What better way to upgrade population quality than to frighten “high-quality” women into marrying and having a child for the good of the nation?

Let’s get this much out of the way: Eugenics is SO 1930s. We see through your “population quality” nonsense, China.

The sex-ratio imbalance is significant. The agency’s scare-mongering of single women makes it sound like their country is suffering a serious shortage of single men.

It is a well-documented fact that, due to the combined pressures of their one-child policy and the cultural preference for sons, there are significantly more men than women in the Chinese population of marriageable age. A man shortage is the very opposite of China’s problem in “population pressures.”

They’re not worried about women being unable to find men who want to marry them. The All-China Women’s Federation is really looking out for the interests of “leftover” men. They’re trying to minimize the number of men who can’t have families by convincing women that their time is running out. They could try giving men advice on how to make themselves more attractive to women, because, let’s face it, women in China can afford to be choosy in ways that men can’t, but that would require the government to acknowledge that men are not superior to women in every way.

I understand that there is a healthy rate of population decline, and it is possible to go beyond it, but perhaps the Chinese government should have thought about that before they instituted a one-child policy in a culture that views daughters as dead weight. If the problem really is a matter of women having expectations that men can’t meet, then there should be a campaign of teaching men how to be better partners so that women will be more likely to have their one baby apiece. There would still be some men left out, unless they also decide to encourage polyandry, but if the emphasis were on teaching men how to improve themselves, it might actually achieve the goal of persuading more women to get married.

That is, of course, assuming that China suffers from legions of women holding out for the man who is “rich and brilliant, romantic and hard-working,” which I doubt. I think it’s more likely that some Chinese women just don’t want to get married or raise a kid. They want to be highly educated, have interesting jobs, and spend their younger years having a good time. They’re not looking for Mr. Right because they don’t need him. Perhaps China is a victim of its own success in population control. Many young women see that the population density is too damn high, and they figure they’re doing their country a favor by not adding one more human being per couple to the country’s already-limited real estate. Or perhaps marriage is unappealing to them because men have been taught to believe that they can sleep around and then blame it on the wife for not keeping her hairstyle up to date.

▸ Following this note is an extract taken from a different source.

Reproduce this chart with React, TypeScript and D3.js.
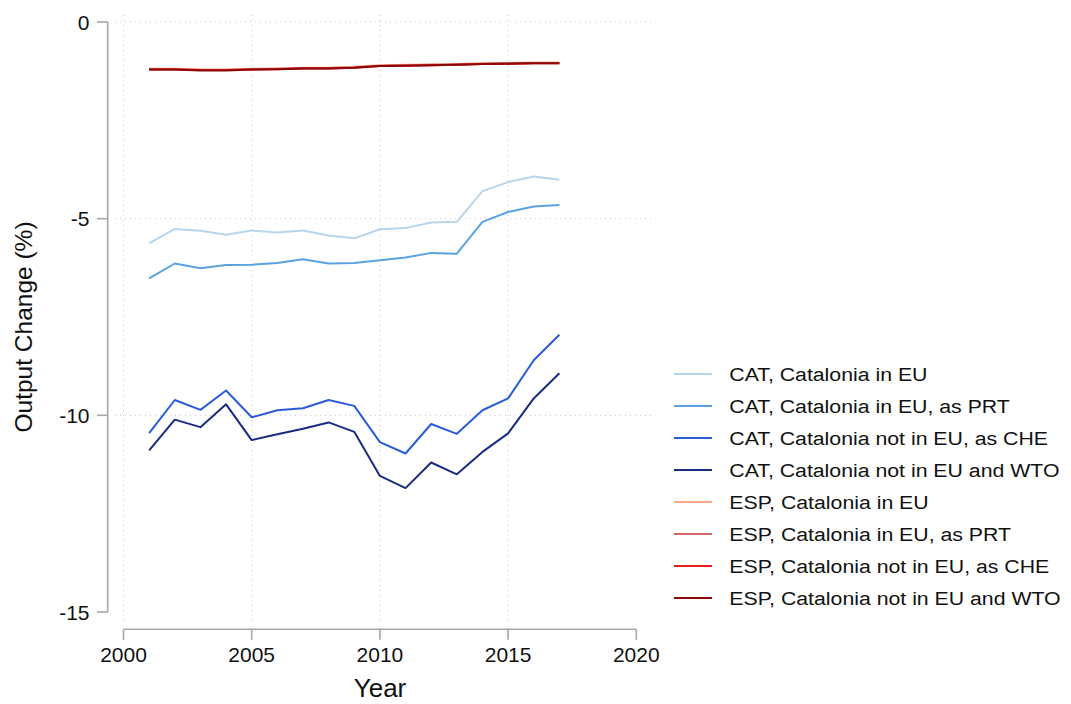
import { useEffect, useRef } from "react";
import * as d3 from "d3";

const years = d3.range(2001, 2018);

const catEU = [-5.63, -5.26, -5.31, -5.41, -5.30, -5.35, -5.30, -5.43, -5.50, -5.27, -5.24, -5.10, -5.08, -4.30, -4.07, -3.93, -4.01];
const catPRT = [-6.52, -6.14, -6.26, -6.18, -6.17, -6.13, -6.03, -6.14, -6.13, -6.06, -5.99, -5.87, -5.89, -5.08, -4.83, -4.69, -4.65];
const catCHE = [-10.45, -9.61, -9.86, -9.37, -10.05, -9.87, -9.82, -9.61, -9.76, -10.68, -10.97, -10.22, -10.47, -9.87, -9.57, -8.60, -7.95];
const catWTO = [-10.89, -10.11, -10.30, -9.72, -10.63, -10.48, -10.34, -10.18, -10.42, -11.54, -11.85, -11.20, -11.50, -10.93, -10.46, -9.57, -8.93];
const espEU = [-1.19, -1.19, -1.21, -1.21, -1.19, -1.18, -1.16, -1.16, -1.14, -1.10, -1.09, -1.08, -1.07, -1.05, -1.04, -1.03, -1.03];
const espPRT = [-1.20, -1.20, -1.22, -1.22, -1.20, -1.19, -1.17, -1.17, -1.15, -1.11, -1.10, -1.09, -1.08, -1.06, -1.05, -1.04, -1.04];
const espCHE = [-1.21, -1.21, -1.22, -1.22, -1.21, -1.20, -1.18, -1.18, -1.16, -1.12, -1.11, -1.10, -1.09, -1.07, -1.06, -1.05, -1.05];
const espWTO = [-1.21, -1.21, -1.23, -1.23, -1.21, -1.20, -1.18, -1.18, -1.16, -1.12, -1.11, -1.10, -1.09, -1.07, -1.06, -1.05, -1.05];

const seriesLabels = [
  "CAT, Catalonia in EU",
  "CAT, Catalonia in EU, as PRT",
  "CAT, Catalonia not in EU, as CHE",
  "CAT, Catalonia not in EU and WTO",
  "ESP, Catalonia in EU",
  "ESP, Catalonia in EU, as PRT",
  "ESP, Catalonia not in EU, as CHE",
  "ESP, Catalonia not in EU and WTO",
];
const seriesValues = [catEU, catPRT, catCHE, catWTO, espEU, espPRT, espCHE, espWTO];
const seriesColors = ["#b8d5ee", "#5aa2e0", "#2b5cd8", "#1b2b82", "#fca88b", "#d06868", "#ee1b1b", "#8b0808"];

const xTicks = [2000, 2005, 2010, 2015, 2020];
const yTicks = [0, -5, -10, -15];
const xGrid = [2000, 2005, 2010, 2015];
const yGrid = [0, -5, -10];

const FONT = "'Liberation Sans', Arial, sans-serif";

export default function App() {
  const svgRef = useRef<SVGSVGElement>(null);

  useEffect(() => {
    if (!svgRef.current) return;
    const svg = d3.select(svgRef.current);
    svg.selectAll("*").remove();

    const x = d3.scaleLinear().domain([2000, 2020]).range([123.5, 636.3]);
    const y = d3.scaleLinear().domain([0, -15]).range([22, 612]);

    // grid
    const grid = svg.append("g").attr("stroke", "#c8c8c8").attr("stroke-width", 1).attr("stroke-dasharray", "1 4");
    xGrid.forEach(t => {
      grid.append("line").attr("x1", x(t)).attr("x2", x(t)).attr("y1", 15).attr("y2", 624);
    });
    yGrid.forEach(t => {
      grid.append("line").attr("x1", 115).attr("x2", 652).attr("y1", y(t)).attr("y2", y(t));
    });

    // y axis
    const axisColor = "#a6a6a6";
    const axX = 107.7;
    svg.append("line").attr("x1", axX).attr("x2", axX).attr("y1", y(0)).attr("y2", y(-15))
      .attr("stroke", axisColor).attr("stroke-width", 1.6);
    yTicks.forEach(t => {
      svg.append("line").attr("x1", 97).attr("x2", axX).attr("y1", y(t)).attr("y2", y(t))
        .attr("stroke", axisColor).attr("stroke-width", 1.6);
      svg.append("text").attr("x", 89.5).attr("y", y(t)).attr("text-anchor", "end")
        .attr("dominant-baseline", "central").attr("font-size", 21).style("font-family", FONT)
        .attr("fill", "#111").text(t);
    });

    // x axis
    const axY = 629.3;
    svg.append("line").attr("x1", x(2000)).attr("x2", x(2020)).attr("y1", axY).attr("y2", axY)
      .attr("stroke", axisColor).attr("stroke-width", 1.6);
    xTicks.forEach(t => {
      svg.append("line").attr("x1", x(t)).attr("x2", x(t)).attr("y1", axY).attr("y2", axY + 10.5)
        .attr("stroke", axisColor).attr("stroke-width", 1.6);
      svg.append("text").attr("x", x(t)).attr("y", 661.7).attr("text-anchor", "middle")
        .attr("font-size", 21).style("font-family", FONT).attr("fill", "#111").text(t);
    });

    // axis titles
    svg.append("text").attr("x", 380).attr("y", 697).attr("text-anchor", "middle")
      .attr("font-size", 26).style("font-family", FONT).attr("fill", "#111").text("Year");
    svg.append("text").attr("transform", "translate(32,327) rotate(-90)").attr("text-anchor", "middle")
      .attr("font-size", 24.5).style("font-family", FONT).attr("fill", "#111").text("Output Change (%)");

    // lines
    const line = d3.line<number>().x((_, i) => x(years[i])).y(d => y(d));
    seriesValues.forEach((vals, i) => {
      svg.append("path").attr("d", line(vals) ?? "").attr("fill", "none")
        .attr("stroke", seriesColors[i]).attr("stroke-width", 2).attr("stroke-linejoin", "round");
    });

    // legend
    seriesLabels.forEach((label, i) => {
      const ly = 374 + i * 32;
      svg.append("line").attr("x1", 674).attr("x2", 712).attr("y1", ly).attr("y2", ly)
        .attr("stroke", seriesColors[i]).attr("stroke-width", 2);
      svg.append("text").attr("transform", `translate(729.3,${ly}) scale(1.12,1)`)
        .attr("dominant-baseline", "central")
        .attr("font-size", 19).style("font-family", FONT).attr("fill", "#111").text(label);
    });
  }, []);

  return (
    <svg ref={svgRef} width={1071} height={704}
      style={{ position: "absolute", left: 0, top: 0, background: "white" }} />
  );
}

I will offer a reality check: if a man in a population with China’s sex-ratio imbalance cheats on his wife, it’s not because his wife isn’t keeping up his interest, it’s because HE’S A FUCKING MORON.

I tell you, China is pissing me off. I gave them a uniquely varied approach to gender roles in the post-Plague world of Charlinder’s Walk, and the All-China Women’s Federation is partying like it’s 1955. They target highly educated women and treat them like they have peanut shells for brains. It’s safe to assume that a woman with an M.A. or higher knows how to count, and understands what her country’s ratio of females to males implies.

Message to the Chinese government: “high-quality” women do not owe their vaginas to your men, or their uteri to your tax rolls. You would make far better use of their training and qualifications if you appreciated them for their brains.

5 thoughts on “All-China Women’s Federation Insults Single Women

  1. Thanks for pointing out this article. It drives home that women are scaring the hell out of the male dominated communist party and the pending shit storm that is the result of trying to marry (no pun intended) totalitarianism with free-will capitalism. It looks like women in China are sitting in the cat bird seat instead of the other way around.

  2. All well said. However…

    “That is, of course, assuming that China suffers from legions of women holding out for the man who is “rich and brilliant, romantic and hard-working,” which I doubt. I think it’s more likely that some Chinese women just don’t want to get married or raise a kid. They want to be highly educated, have interesting jobs, and spend their younger years having a good time. They’re not looking for Mr. Right because they don’t need him.”

    Speaking from many years experience, there are a surprising and unfortunate number of Chinese women who are ‘holding out’. Perhaps the majority do not really have sex much at all, pursue an education or stay at jobs. Frankly, it’s a general challenge of employing younger women in China: they hope to get married to a man who makes more money than them, so they don’t have any motivation at work.

    Everything else you talk about, and all of Leta Hong’s great article are great. The society needs a revolution in gender relations.

      • I had one good friend who was considering a PhD and was warned by her (female) potential supervisor that it would become much harder to get married afterward. She chose not to pursue the Ph.D., though other factors were obviously also involved in that decision. Other than her, I’ve had few friends in that situation.

        Those I’ve known who came abroad for advanced studies are a mixed bag. In the last decade, the majority have been wealthy children of wealthy families, and they generally have no interest in working. The male members of this cohort seem eager to continue their fathers’ legacies, while the women view advanced studies abroad as a place to become ‘modern’ and get all the credentials a member of high society requires. But they intend to marry a man of means, so work is not a concern.

        The troubling result is that women, in too high numbers, view this not as a problem but as a gift of womanhood: they need not work, for there will be some man to save them from it soon enough, and because women are in shorter supply, the man will need to be one of higher social value than their own family background provides. Which is to say the fewer-women phenomenon is not leading, per se, to women realizing their value in society, but rather to women realizing they can move up in the world simply by treating themselves as commodities to be auctioned to the highest bidder.

        I’ve had the pleasure and difficulty of working 4 years in offices dominated by women. One of the greatest differences I noticed with similar environments in the West is that this sentence, or something like it, comes up often: “He loves me and treats me well and does everything for me, but his job is so bad, I just don’t think it’s practical to choose him, so I broke up with him. He kept talking about love, but what’s the point of love if you don’t have enough money for a car and apartment?”

        • It sounds like the Women’s Federation is exploiting rather than challenging the culture of women-as-marital-commodities. Rather than tell single young women that they will contribute more to society by applying themselves in their education and jobs, they instead tell young women that they’re simply not worth as much as they think. China’s interest in “fierce competition for national strength” is at odds with its determination to bully women into emphasizing their marriage-marketability over their professional development.